* _RECORDS_:
######

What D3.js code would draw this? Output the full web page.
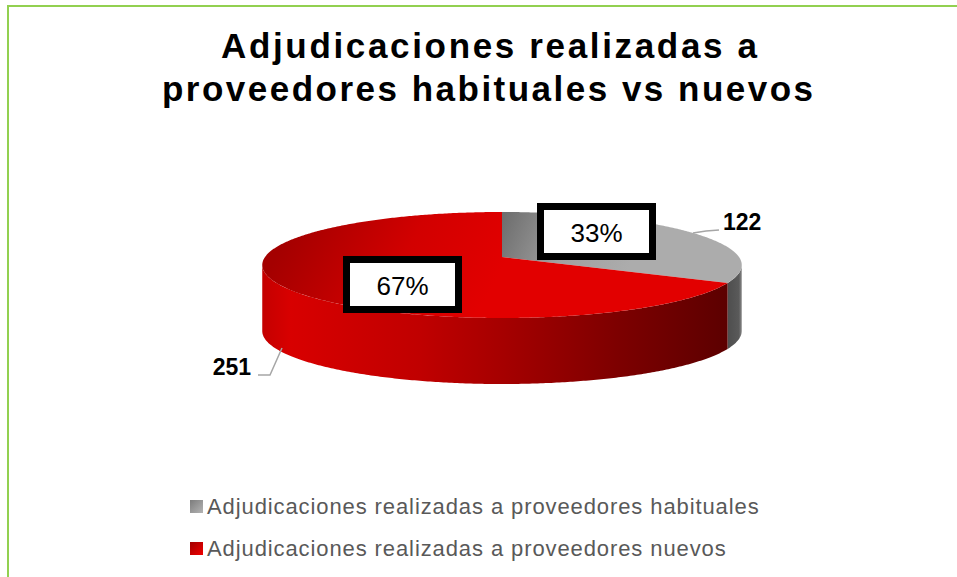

######

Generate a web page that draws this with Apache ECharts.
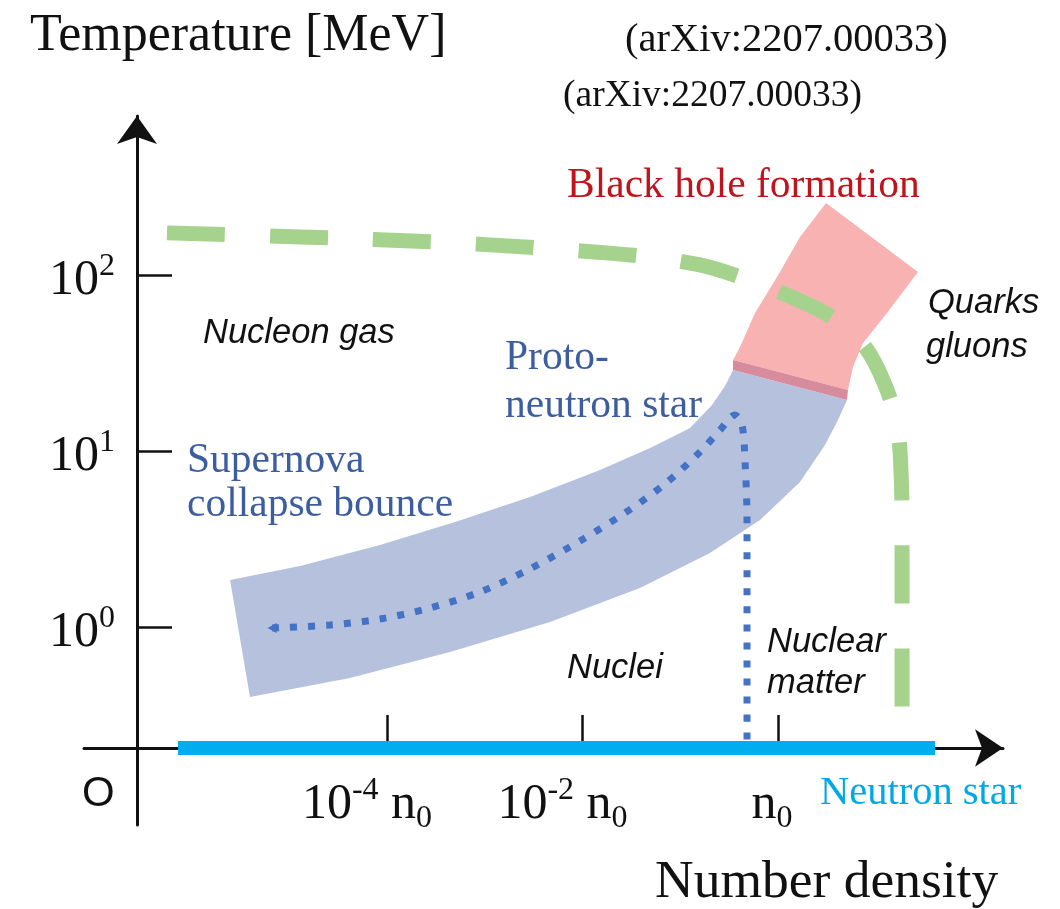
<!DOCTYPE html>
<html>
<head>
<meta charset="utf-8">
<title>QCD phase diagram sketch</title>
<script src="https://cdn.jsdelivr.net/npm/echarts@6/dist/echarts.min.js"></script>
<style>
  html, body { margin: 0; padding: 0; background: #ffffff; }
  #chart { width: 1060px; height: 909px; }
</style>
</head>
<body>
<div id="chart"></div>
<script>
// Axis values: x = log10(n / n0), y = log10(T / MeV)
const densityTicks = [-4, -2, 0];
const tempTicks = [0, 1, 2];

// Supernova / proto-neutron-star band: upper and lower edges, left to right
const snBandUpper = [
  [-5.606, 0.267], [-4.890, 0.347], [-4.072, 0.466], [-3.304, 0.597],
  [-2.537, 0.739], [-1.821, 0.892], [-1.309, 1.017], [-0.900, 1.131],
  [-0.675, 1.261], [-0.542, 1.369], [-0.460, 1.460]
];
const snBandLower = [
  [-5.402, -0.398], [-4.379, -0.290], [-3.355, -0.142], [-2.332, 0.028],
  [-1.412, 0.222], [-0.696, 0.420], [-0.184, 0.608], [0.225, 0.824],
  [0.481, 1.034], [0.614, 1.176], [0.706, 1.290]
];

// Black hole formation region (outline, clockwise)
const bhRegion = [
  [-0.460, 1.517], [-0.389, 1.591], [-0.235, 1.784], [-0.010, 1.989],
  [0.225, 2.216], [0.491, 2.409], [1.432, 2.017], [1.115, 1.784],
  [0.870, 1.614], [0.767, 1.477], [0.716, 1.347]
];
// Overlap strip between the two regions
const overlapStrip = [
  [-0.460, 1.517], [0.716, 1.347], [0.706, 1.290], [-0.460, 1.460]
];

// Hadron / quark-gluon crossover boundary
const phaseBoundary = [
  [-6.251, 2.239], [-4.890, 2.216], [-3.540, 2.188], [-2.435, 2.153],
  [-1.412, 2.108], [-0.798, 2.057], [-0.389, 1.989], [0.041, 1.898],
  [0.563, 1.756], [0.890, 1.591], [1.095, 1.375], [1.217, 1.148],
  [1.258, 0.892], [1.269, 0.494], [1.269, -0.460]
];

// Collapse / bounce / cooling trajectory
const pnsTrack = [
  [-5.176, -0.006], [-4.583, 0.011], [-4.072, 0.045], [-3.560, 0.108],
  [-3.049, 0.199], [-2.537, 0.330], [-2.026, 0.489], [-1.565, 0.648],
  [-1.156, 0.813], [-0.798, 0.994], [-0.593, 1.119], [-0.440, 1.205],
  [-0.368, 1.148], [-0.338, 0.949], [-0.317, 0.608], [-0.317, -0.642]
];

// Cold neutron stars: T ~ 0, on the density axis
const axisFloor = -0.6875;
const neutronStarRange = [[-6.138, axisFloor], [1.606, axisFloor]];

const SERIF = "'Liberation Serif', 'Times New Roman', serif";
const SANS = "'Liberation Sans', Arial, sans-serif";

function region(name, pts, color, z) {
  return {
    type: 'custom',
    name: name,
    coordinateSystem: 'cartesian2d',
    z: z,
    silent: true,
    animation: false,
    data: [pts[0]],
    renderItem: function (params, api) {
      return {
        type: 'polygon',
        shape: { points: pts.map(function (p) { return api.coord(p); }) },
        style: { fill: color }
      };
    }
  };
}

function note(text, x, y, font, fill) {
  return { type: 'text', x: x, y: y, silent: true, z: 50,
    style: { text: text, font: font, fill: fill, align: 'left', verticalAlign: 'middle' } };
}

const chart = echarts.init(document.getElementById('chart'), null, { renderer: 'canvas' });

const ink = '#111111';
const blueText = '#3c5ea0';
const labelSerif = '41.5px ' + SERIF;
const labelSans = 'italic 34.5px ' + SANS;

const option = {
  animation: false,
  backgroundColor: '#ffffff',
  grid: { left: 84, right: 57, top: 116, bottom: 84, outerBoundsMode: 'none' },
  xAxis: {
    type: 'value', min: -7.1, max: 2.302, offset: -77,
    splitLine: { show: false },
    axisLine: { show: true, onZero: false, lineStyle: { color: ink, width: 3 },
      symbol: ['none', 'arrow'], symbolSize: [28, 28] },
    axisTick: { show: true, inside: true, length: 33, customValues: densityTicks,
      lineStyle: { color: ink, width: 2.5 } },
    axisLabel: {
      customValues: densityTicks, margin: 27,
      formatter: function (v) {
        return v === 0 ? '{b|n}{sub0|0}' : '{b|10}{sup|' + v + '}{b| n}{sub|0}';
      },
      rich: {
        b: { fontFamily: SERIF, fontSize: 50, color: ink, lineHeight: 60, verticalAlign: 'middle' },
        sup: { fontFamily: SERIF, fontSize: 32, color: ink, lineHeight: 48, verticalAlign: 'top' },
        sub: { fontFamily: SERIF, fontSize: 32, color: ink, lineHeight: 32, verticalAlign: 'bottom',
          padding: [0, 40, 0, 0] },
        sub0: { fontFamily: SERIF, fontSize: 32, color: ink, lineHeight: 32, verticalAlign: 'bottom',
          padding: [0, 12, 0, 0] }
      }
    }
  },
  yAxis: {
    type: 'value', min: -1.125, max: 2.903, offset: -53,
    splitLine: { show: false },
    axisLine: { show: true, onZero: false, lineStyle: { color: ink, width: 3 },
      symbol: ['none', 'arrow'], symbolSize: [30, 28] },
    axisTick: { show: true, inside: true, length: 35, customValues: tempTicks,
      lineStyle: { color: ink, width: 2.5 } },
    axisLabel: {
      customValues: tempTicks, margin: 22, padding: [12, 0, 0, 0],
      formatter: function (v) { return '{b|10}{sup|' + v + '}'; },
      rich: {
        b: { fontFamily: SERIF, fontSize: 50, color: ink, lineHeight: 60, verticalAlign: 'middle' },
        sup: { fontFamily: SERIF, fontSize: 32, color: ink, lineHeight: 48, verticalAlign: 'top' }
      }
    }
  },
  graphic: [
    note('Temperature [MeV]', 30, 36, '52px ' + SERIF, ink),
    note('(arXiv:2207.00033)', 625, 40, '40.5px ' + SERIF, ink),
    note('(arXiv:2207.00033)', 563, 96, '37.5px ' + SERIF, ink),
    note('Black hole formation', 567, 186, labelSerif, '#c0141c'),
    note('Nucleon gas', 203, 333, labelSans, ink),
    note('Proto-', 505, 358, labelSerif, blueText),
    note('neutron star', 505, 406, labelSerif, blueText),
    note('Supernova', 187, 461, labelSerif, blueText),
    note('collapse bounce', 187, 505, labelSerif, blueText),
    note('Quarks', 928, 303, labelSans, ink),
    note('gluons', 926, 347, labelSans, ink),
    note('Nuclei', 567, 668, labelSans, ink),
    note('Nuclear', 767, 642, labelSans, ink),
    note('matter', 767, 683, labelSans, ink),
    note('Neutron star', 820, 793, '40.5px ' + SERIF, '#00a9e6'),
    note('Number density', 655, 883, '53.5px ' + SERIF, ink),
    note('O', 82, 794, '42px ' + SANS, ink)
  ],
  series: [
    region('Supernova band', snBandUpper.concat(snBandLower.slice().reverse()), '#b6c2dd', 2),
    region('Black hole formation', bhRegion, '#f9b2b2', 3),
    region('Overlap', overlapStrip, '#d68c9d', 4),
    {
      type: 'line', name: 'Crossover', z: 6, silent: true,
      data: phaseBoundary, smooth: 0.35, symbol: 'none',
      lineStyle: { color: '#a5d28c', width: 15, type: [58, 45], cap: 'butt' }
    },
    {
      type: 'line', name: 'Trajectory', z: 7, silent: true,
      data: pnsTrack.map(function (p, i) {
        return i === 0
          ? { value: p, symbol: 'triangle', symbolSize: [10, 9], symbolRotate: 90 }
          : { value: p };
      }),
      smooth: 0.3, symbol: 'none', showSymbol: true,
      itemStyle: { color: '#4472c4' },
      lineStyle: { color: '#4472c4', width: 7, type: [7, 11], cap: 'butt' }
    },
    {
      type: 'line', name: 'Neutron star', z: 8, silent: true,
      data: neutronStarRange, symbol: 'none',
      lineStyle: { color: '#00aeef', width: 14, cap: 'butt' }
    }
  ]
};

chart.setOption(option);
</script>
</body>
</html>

######

* _EXERCISE GOAL_: In the listing above, find the line containing "Generate a web" and the line containing "const tempTicks = [0, 1, 2];". Reproduce those lines and all between them exactly, with no pictures and nothing more.

* _COMPLETE ANSWER_:
Generate a web page that draws this with Apache ECharts.
<!DOCTYPE html>
<html>
<head>
<meta charset="utf-8">
<title>QCD phase diagram sketch</title>
<script src="https://cdn.jsdelivr.net/npm/echarts@6/dist/echarts.min.js"></script>
<style>
  html, body { margin: 0; padding: 0; background: #ffffff; }
  #chart { width: 1060px; height: 909px; }
</style>
</head>
<body>
<div id="chart"></div>
<script>
// Axis values: x = log10(n / n0), y = log10(T / MeV)
const densityTicks = [-4, -2, 0];
const tempTicks = [0, 1, 2];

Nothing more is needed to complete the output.